WORK REQUIRED
Give back all the data exactly, line by line.

========================================================================

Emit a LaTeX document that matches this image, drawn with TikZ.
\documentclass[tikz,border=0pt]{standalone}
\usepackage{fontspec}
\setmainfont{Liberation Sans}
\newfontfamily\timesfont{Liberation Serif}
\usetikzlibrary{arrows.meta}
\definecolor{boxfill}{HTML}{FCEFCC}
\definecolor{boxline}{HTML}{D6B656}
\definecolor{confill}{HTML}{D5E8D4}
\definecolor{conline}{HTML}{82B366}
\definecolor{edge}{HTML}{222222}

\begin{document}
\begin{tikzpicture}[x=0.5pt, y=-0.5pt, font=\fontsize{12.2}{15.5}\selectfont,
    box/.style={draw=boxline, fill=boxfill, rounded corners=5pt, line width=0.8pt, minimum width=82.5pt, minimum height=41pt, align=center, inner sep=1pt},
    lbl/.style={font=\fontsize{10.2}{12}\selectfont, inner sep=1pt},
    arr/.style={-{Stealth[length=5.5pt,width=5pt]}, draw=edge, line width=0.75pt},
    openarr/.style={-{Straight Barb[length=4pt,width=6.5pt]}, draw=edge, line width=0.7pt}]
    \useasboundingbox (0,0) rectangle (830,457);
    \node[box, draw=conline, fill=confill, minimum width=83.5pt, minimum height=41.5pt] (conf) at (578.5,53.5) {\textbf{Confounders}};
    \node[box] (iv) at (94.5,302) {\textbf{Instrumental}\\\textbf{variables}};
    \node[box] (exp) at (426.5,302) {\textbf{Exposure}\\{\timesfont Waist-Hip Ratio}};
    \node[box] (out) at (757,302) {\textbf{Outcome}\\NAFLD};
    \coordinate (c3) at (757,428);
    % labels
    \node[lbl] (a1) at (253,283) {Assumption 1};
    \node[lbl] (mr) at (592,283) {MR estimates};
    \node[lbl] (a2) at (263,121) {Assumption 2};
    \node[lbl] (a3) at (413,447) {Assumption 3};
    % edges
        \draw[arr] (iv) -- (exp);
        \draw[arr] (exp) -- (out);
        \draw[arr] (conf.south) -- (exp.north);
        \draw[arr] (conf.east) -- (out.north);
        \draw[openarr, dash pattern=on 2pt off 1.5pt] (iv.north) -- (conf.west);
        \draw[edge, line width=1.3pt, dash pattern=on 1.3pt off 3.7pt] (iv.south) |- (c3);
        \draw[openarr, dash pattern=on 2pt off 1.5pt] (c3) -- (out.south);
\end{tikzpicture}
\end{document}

========================================================================

COMPLETED TASK
Emit a LaTeX document that matches this image, drawn with TikZ.
\documentclass[tikz,border=0pt]{standalone}
\usepackage{fontspec}
\setmainfont{Liberation Sans}
\newfontfamily\timesfont{Liberation Serif}
\usetikzlibrary{arrows.meta}
\definecolor{boxfill}{HTML}{FCEFCC}
\definecolor{boxline}{HTML}{D6B656}
\definecolor{confill}{HTML}{D5E8D4}
\definecolor{conline}{HTML}{82B366}
\definecolor{edge}{HTML}{222222}

\begin{document}
\begin{tikzpicture}[x=0.5pt, y=-0.5pt, font=\fontsize{12.2}{15.5}\selectfont,
    box/.style={draw=boxline, fill=boxfill, rounded corners=5pt, line width=0.8pt, minimum width=82.5pt, minimum height=41pt, align=center, inner sep=1pt},
    lbl/.style={font=\fontsize{10.2}{12}\selectfont, inner sep=1pt},
    arr/.style={-{Stealth[length=5.5pt,width=5pt]}, draw=edge, line width=0.75pt},
    openarr/.style={-{Straight Barb[length=4pt,width=6.5pt]}, draw=edge, line width=0.7pt}]
    \useasboundingbox (0,0) rectangle (830,457);
    \node[box, draw=conline, fill=confill, minimum width=83.5pt, minimum height=41.5pt] (conf) at (578.5,53.5) {\textbf{Confounders}};
    \node[box] (iv) at (94.5,302) {\textbf{Instrumental}\\\textbf{variables}};
    \node[box] (exp) at (426.5,302) {\textbf{Exposure}\\{\timesfont Waist-Hip Ratio}};
    \node[box] (out) at (757,302) {\textbf{Outcome}\\NAFLD};
    \coordinate (c3) at (757,428);
    % labels
    \node[lbl] (a1) at (253,283) {Assumption 1};
    \node[lbl] (mr) at (592,283) {MR estimates};
    \node[lbl] (a2) at (263,121) {Assumption 2};
    \node[lbl] (a3) at (413,447) {Assumption 3};
    % edges
        \draw[arr] (iv) -- (exp);
        \draw[arr] (exp) -- (out);
        \draw[arr] (conf.south) -- (exp.north);
        \draw[arr] (conf.east) -- (out.north);
        \draw[openarr, dash pattern=on 2pt off 1.5pt] (iv.north) -- (conf.west);
        \draw[edge, line width=1.3pt, dash pattern=on 1.3pt off 3.7pt] (iv.south) |- (c3);
        \draw[openarr, dash pattern=on 2pt off 1.5pt] (c3) -- (out.south);
\end{tikzpicture}
\end{document}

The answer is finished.